═══ Recorded information

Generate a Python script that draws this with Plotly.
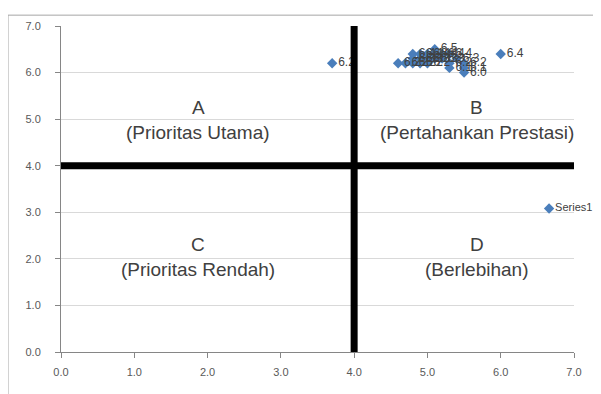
import plotly.graph_objects as go

# Data points (x = performance, y = importance)
x_vals = [3.7, 4.6, 4.7, 4.8, 4.9, 4.8, 4.8, 4.9, 4.9, 5.0, 5.0, 5.0, 5.1, 5.1, 5.1,
          5.2, 5.2, 5.3, 5.3, 5.3, 5.4, 5.5, 5.5, 5.5, 6.0, 6.66]
y_vals = [6.2, 6.2, 6.2, 6.2, 6.2, 6.3, 6.4, 6.3, 6.4, 6.3, 6.4, 6.2, 6.5, 6.4, 6.3,
          6.4, 6.3, 6.4, 6.2, 6.1, 6.3, 6.2, 6.1, 6.0, 6.4, 3.08]
point_labels = [f"{v:.1f}" for v in y_vals[:-1]] + ["Series1"]

# Quadrant divider values
x_split = 4.0
y_split = 4.0
axis_min, axis_max = 0.0, 7.0

# Quadrant annotations
quad_letters = ["A", "B", "C", "D"]
quad_names = ["(Prioritas Utama)", "(Pertahankan Prestasi)", "(Prioritas Rendah)", "(Berlebihan)"]
quad_x = [1.87, 5.67, 1.87, 5.67]
quad_y_letter = [5.25, 5.25, 2.31, 2.31]
quad_y_name = [4.71, 4.71, 1.78, 1.78]

tick_vals = [0, 1, 2, 3, 4, 5, 6, 7]
tick_text = [f"{v:.1f}" for v in tick_vals]

label_sizes = [12] * (len(point_labels) - 1) + [11]

fig = go.Figure()

fig.add_trace(go.Scatter(
    x=x_vals, y=y_vals, mode="markers+text",
    text=point_labels, textposition="middle right",
    textfont=dict(family="Liberation Sans", size=label_sizes, color="#404040"),
    marker=dict(symbol="diamond", size=8, color="#4a7ebb"),
    showlegend=False, cliponaxis=False,
))

fig.add_trace(go.Scatter(
    x=[x_split, x_split], y=[axis_min, axis_max], mode="lines",
    line=dict(color="black", width=7), showlegend=False, hoverinfo="skip",
))
fig.add_trace(go.Scatter(
    x=[axis_min, axis_max], y=[y_split, y_split], mode="lines",
    line=dict(color="black", width=7), showlegend=False, hoverinfo="skip",
))

for i in range(4):
    fig.add_annotation(x=quad_x[i], y=quad_y_letter[i], text=quad_letters[i],
                       showarrow=False, font=dict(family="Liberation Sans", size=19, color="#404040"))
    fig.add_annotation(x=quad_x[i], y=quad_y_name[i], text=quad_names[i],
                       showarrow=False, font=dict(family="Liberation Sans", size=19, color="#404040"))

# Outer chart frame (left and top edges visible)
fig.add_shape(type="line", xref="paper", yref="paper", x0=-0.1033, x1=-0.1033, y0=-0.2, y1=1.0333,
              line=dict(color="#a6a6a6", width=1))
fig.add_shape(type="line", xref="paper", yref="paper", x0=-0.1033, x1=1.1, y0=1.0333, y1=1.0333,
              line=dict(color="#a6a6a6", width=1))

fig.update_layout(
    width=593, height=386,
    margin=dict(l=53, r=27, t=14, b=42),
    paper_bgcolor="white", plot_bgcolor="white",
    font=dict(family="Liberation Sans", size=11, color="#595959"),
    xaxis=dict(range=[axis_min, axis_max], tickvals=tick_vals, ticktext=tick_text,
               showgrid=False, zeroline=False, showline=True, linecolor="#868686", linewidth=1,
               ticks="outside", ticklen=5, tickcolor="#868686", fixedrange=True,
               ticklabelstandoff=5),
    yaxis=dict(range=[axis_min, axis_max], tickvals=tick_vals, ticktext=tick_text,
               showgrid=True, gridcolor="#d9d9d9", gridwidth=1, zeroline=False,
               showline=True, linecolor="#868686", linewidth=1,
               ticks="outside", ticklen=5, tickcolor="#868686", fixedrange=True,
               ticklabelstandoff=12),
)

fig.write_html("out.html")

══════

From the first line above through the line containing "fig = go.Figure()", copy everything exactly, without the pictures.

• _Task answer_:
Generate a Python script that draws this with Plotly.
import plotly.graph_objects as go

# Data points (x = performance, y = importance)
x_vals = [3.7, 4.6, 4.7, 4.8, 4.9, 4.8, 4.8, 4.9, 4.9, 5.0, 5.0, 5.0, 5.1, 5.1, 5.1,
          5.2, 5.2, 5.3, 5.3, 5.3, 5.4, 5.5, 5.5, 5.5, 6.0, 6.66]
y_vals = [6.2, 6.2, 6.2, 6.2, 6.2, 6.3, 6.4, 6.3, 6.4, 6.3, 6.4, 6.2, 6.5, 6.4, 6.3,
          6.4, 6.3, 6.4, 6.2, 6.1, 6.3, 6.2, 6.1, 6.0, 6.4, 3.08]
point_labels = [f"{v:.1f}" for v in y_vals[:-1]] + ["Series1"]

# Quadrant divider values
x_split = 4.0
y_split = 4.0
axis_min, axis_max = 0.0, 7.0

# Quadrant annotations
quad_letters = ["A", "B", "C", "D"]
quad_names = ["(Prioritas Utama)", "(Pertahankan Prestasi)", "(Prioritas Rendah)", "(Berlebihan)"]
quad_x = [1.87, 5.67, 1.87, 5.67]
quad_y_letter = [5.25, 5.25, 2.31, 2.31]
quad_y_name = [4.71, 4.71, 1.78, 1.78]

tick_vals = [0, 1, 2, 3, 4, 5, 6, 7]
tick_text = [f"{v:.1f}" for v in tick_vals]

label_sizes = [12] * (len(point_labels) - 1) + [11]

fig = go.Figure()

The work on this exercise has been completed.